Updated

Google Inc. (GOOG) plans to open a new facility in the Ann Arbor area and hire up to 1,000 workers there over the next five years, according to published reports.

The plan, which officials said would boost Michigan's economy, was scheduled to be unveiled at a news conference in Lansing, Mich., on Tuesday morning, the Detroit Free Press and The Detroit News said.

They said Google would announce plans to build an office for its AdWords unit, which handles "pay-per-click" advertising to users of Google's Internet search engine.

"This is a huge, huge, huge, huge thing," Gov. Jennifer Granholm told Free Press columnist Tom Walsh. "It's a tremendous statement about Michigan having a cutting-edge work force."

Google co-founder Larry Page, an East Lansing native and University of Michigan graduate, was a major supporter of the decision to locate in Ann Arbor, Granholm said.

"It's going to be a blockbuster deal," James Epolito, president and chief executive of the Michigan Economic Development Corp., told The Detroit News. "We have been working closely with Google for a long time on this."

Democrat Granholm is being challenged for re-election by Republican Dick DeVos. She has been criticized for not attracting high-tech jobs to the state.

Michigan's seasonally adjusted unemployment rate was 6.0 percent in May, compared with a national rate of 4.6 percent that month. Economists have said they expect the state jobless rate to climb until 2008.

Ann Arbor is a city of 113,271 people about 35 miles west of Detroit. It is home of the University of Michigan and of a number of high-tech businesses.

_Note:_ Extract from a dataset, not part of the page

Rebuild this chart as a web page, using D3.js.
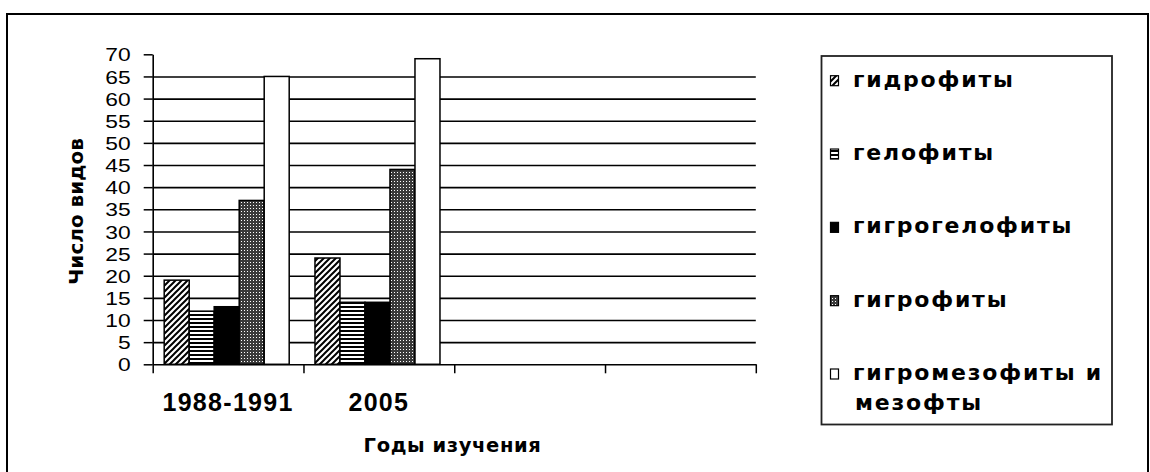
<!DOCTYPE html>
<html>
<head>
<meta charset="utf-8">
<script src="https://cdn.jsdelivr.net/npm/d3@7"></script>
<style>
  html, body { margin: 0; padding: 0; background: #fff; }
  svg { display: block; }
</style>
</head>
<body>
<svg id="chart" width="1150" height="472"></svg>
<script>
// ---------------- data ----------------
const categories = ["1988-1991", "2005", "", ""];
const seriesKeys = ["hydro", "helo", "hygrohelo", "hygro", "hygromeso"];
const seriesLabels = [
  ["гидрофиты"],
  ["гелофиты"],
  ["гигрогелофиты"],
  ["гигрофиты"],
  ["гигромезофиты и", "мезофты"]
];
const hydrophytes     = [19, 24];
const helophytes      = [12, 14];
const hygrohelophytes = [13, 14];
const hygrophytes     = [37, 44];
const hygromesophytes = [65, 69];
const yTickValues = [0, 5, 10, 15, 20, 25, 30, 35, 40, 45, 50, 55, 60, 65, 70];
const yTitle = "Число видов";
const xTitle = "Годы изучения";

const seriesValues = [hydrophytes, helophytes, hygrohelophytes, hygrophytes, hygromesophytes];

// ---------------- layout ----------------
const svg = d3.select("#chart");
const plotLeft = 152.7, plotRight = 755.8, plotBottom = 364.3, plotTop = 54.3;

// outer frame
svg.append("rect")
  .attr("x", 7).attr("y", 14).attr("width", 1141).attr("height", 480)
  .attr("fill", "#fff").attr("stroke", "#000").attr("stroke-width", 2);

// patterns
const defs = svg.append("defs");
const pHatch = defs.append("pattern").attr("id", "p-hydro")
  .attr("patternUnits", "userSpaceOnUse").attr("width", 6).attr("height", 6);
pHatch.append("rect").attr("width", 6).attr("height", 6).attr("fill", "#fff");
pHatch.append("path").attr("d", "M-1,1 L1,-1 M0,6 L6,0 M5,7 L7,5")
  .attr("stroke", "#000").attr("stroke-width", 2);

const pHoriz = defs.append("pattern").attr("id", "p-helo")
  .attr("patternUnits", "userSpaceOnUse").attr("width", 4).attr("height", 4);
pHoriz.append("rect").attr("width", 4).attr("height", 4).attr("fill", "#fff");
pHoriz.append("rect").attr("y", 2).attr("width", 4).attr("height", 2).attr("fill", "#000");

const pDots = defs.append("pattern").attr("id", "p-hygro")
  .attr("patternUnits", "userSpaceOnUse").attr("width", 3).attr("height", 3);
pDots.append("rect").attr("width", 3).attr("height", 3).attr("fill", "#3a3a3a");
pDots.append("rect").attr("x", 1).attr("y", 1).attr("width", 1).attr("height", 1).attr("fill", "#fff");

const fills = {
  hydro: "url(#p-hydro)",
  helo: "url(#p-helo)",
  hygrohelo: "#000",
  hygro: "url(#p-hygro)",
  hygromeso: "#fff"
};

// scales
const x = d3.scaleBand().domain(d3.range(categories.length))
  .range([plotLeft, plotRight]).paddingInner(0).paddingOuter(0);
const xInner = d3.scaleBand().domain(seriesKeys)
  .range([11.5, 136.5]).padding(0);
const xEdge = d3.scaleLinear().domain([0, categories.length]).range([plotLeft, plotRight]);
const y = d3.scaleLinear().domain([0, 70]).range([plotBottom, plotTop]);

// gridlines
const grid = svg.append("g").attr("transform", `translate(${plotLeft},0)`)
  .call(d3.axisLeft(y).tickValues(yTickValues.filter(v => v > 0 && v < 70))
    .tickSize(-(plotRight - plotLeft)).tickFormat(""));
grid.select(".domain").remove();
grid.selectAll("line").attr("stroke", "#000").attr("stroke-width", 1.6);

// bars
const barData = [];
seriesKeys.forEach((k, si) => {
  seriesValues[si].forEach((v, ci) => barData.push({ k, ci, v }));
});
svg.append("g").selectAll("rect").data(barData).join("rect")
  .attr("x", d => x(d.ci) + xInner(d.k))
  .attr("width", xInner.bandwidth())
  .attr("y", d => y(d.v))
  .attr("height", d => y(0) - y(d.v))
  .attr("fill", d => fills[d.k])
  .attr("stroke", "#000").attr("stroke-width", 1.5);

// y axis
const yAxis = svg.append("g").attr("transform", `translate(${plotLeft},0)`)
  .call(d3.axisLeft(y).tickValues(yTickValues).tickSize(9).tickSizeOuter(0).tickPadding(13));
yAxis.select(".domain").attr("stroke", "#000").attr("stroke-width", 1.6);
yAxis.selectAll("line").attr("stroke", "#000").attr("stroke-width", 1.5);
yAxis.selectAll(".tick text").each(function () {
  const t = d3.select(this);
  const ty = +t.attr("y") || 0;
  const tx = +t.attr("x") || 0;
  t.attr("x", null).attr("y", null)
   .attr("transform", `translate(${tx},${ty}) scale(1.2,1)`)
   .attr("font-family", "'Liberation Sans', Arial, sans-serif")
   .attr("font-size", 19).attr("fill", "#000").attr("dy", "0.35em");
});

// x axis boundary ticks
const xAxis = svg.append("g").attr("transform", `translate(0,${plotBottom})`)
  .call(d3.axisBottom(xEdge).tickValues(d3.range(categories.length + 1))
    .tickSize(9).tickSizeOuter(0).tickFormat(""));
xAxis.select(".domain").attr("stroke", "#000").attr("stroke-width", 1.6);
xAxis.selectAll("line").attr("stroke", "#000").attr("stroke-width", 1.5);

// x category labels
const xLab = svg.append("g").attr("transform", `translate(0,${plotBottom})`)
  .call(d3.axisBottom(x).tickSize(0).tickPadding(29).tickFormat(i => categories[i]));
xLab.select(".domain").remove();
xLab.selectAll("text")
  .attr("font-family", "'Liberation Sans', Arial, sans-serif")
  .attr("font-weight", "bold").attr("font-size", 25)
  .attr("letter-spacing", "1.3px").attr("fill", "#000");

// axis titles
svg.append("text")
  .attr("transform", "translate(83,211.5) rotate(-90)")
  .attr("text-anchor", "middle")
  .attr("font-family", "'DejaVu Sans', sans-serif").attr("font-weight", "bold")
  .attr("font-size", 20).attr("fill", "#000")
  .text(yTitle);

svg.append("text")
  .attr("x", 452.5).attr("y", 452)
  .attr("text-anchor", "middle")
  .attr("font-family", "'DejaVu Sans', sans-serif").attr("font-weight", "bold")
  .attr("font-size", 19.5).attr("letter-spacing", "0.6px").attr("fill", "#000")
  .text(xTitle);

// legend
const legend = svg.append("g");
legend.append("rect")
  .attr("x", 821.5).attr("y", 56).attr("width", 290.5).attr("height", 368.5)
  .attr("fill", "#fff").attr("stroke", "#222").attr("stroke-width", 1.8);

const rowY = d3.scaleLinear().domain([0, 4]).range([86.7, 380]);
const items = legend.selectAll("g.item").data(seriesKeys).join("g").attr("class", "item");
items.append("rect")
  .attr("x", 830.5).attr("y", (d, i) => rowY(i) - 11)
  .attr("width", 8).attr("height", 10)
  .attr("fill", d => fills[d]).attr("stroke", "#000").attr("stroke-width", 1.2);
items.each(function (d, i) {
  const t = d3.select(this).append("text")
    .attr("font-family", "'DejaVu Sans', sans-serif").attr("font-weight", "bold")
    .attr("font-size", 22).attr("letter-spacing", "1.8px").attr("fill", "#000");
  seriesLabels[i].forEach((line, li) => {
    t.append("tspan").attr("x", 853 + (li ? 2 : 0)).attr("y", rowY(i) + li * 30).text(line);
  });
});
</script>
</body>
</html>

The state offered Google $38 million in single-business tax breaks over 20 years, Epolito said.

"We were competing for this, and we knew it," he said.

Job opportunities with Mountain View, Calif.-based Google's Ann Arbor-area facility were expected to be available as early as Tuesday, Google officials reportedly said.

Google already has a small sales office in Southfield, Mich.